Monday, April 15, 2013
Al-Shabaab's top spokesman Sheikh Ali Mohamoud Raghe alias
Sheikh Ali Dhere said Monday that his radical Somali Islamist group was
responsible for the deadly bombing attacks in Mogadishu on Sunday.
The hardliner cleric stated that five specially trained fighters were behind th assault on the Dhismaha Maxkamadaha (Courts building) in Mogadishu’s old-town district of Hamarweyne.
“The mujahedeen (holy warriors) killed 27 and wounded 60,” declared Sheikh Ali Dhere. “The fighters carried out Qaswatu Hasmi Dawaqeed (Crusade to eliminate those against Allah’s laws).”
The announcement came after about half a dozen
Al-Shabaab militants attacked the vast two-storey courts building that
lies next Mogadishu’s municipal offices.
Hospital records indicate that 23 people died
including lawyers, court officials, security guards plus the attackers
themselves.

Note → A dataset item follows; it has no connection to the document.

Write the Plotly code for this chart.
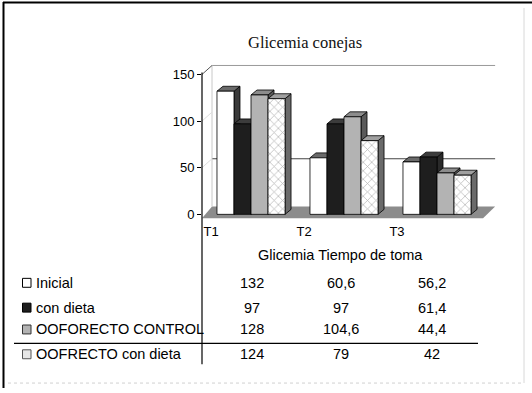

Officials at Madina hospital, the largest referral facility
for casualties of violence in Mogadishu, stated that they received up to
42 wounded victims.
News agency AFP reports that up to 34 have so far died.
The dead included two lawyers who in February and
March successfully defended a woman who claimed to have been raped by
five men in police uniform and a journalist who interviewed her, and who
was accused of defaming the police.
Officials who escaped unhurt or were rescued from
the zone included the Chief Judge of Somalia’s Supreme Court, Abdullahi
Aideed Ilakahanaf, the Prime Judge of the Appeal Court as well as the
Chairman of the Banadir regional court and the Chief Prosecutor.
The Al-Shabaab spokesman, whose movement opposes
all conventional non-Islamic legal systems, underlined that the place
(courts) the militants attacked was being used for laws against Sharia.
The incident on Sunday was one of the deadliest
carried out by fanatical Islamists since Al-Shabaab fighters withdrew
from positions in Mogadishu nearly two years ago.
Meanwhile, Somali President Hassan Sheikh Mohamoud
convened a special meeting of the National Security Council on Sunday
night. “My government is going to take more serious steps against
Al-Shabaab,” declared the President at the end of the meeting.
“We are moving forward but the enemy of Somalia,
the enemy of all mankind will attempt to set us back and try to prevent
us from prospering. I want the terrorists to know that our country is
moving and will keep moving forward and will not be prevented to achieve
the ultimate noble goal of a peaceful and stable Somalia by a few
desperate terrorists," President Mahamoud vowed.
He pleaded for more public as well as
international support to combat the terror movement which he noted had
been militarily weakened and was now falling back on terror tactics.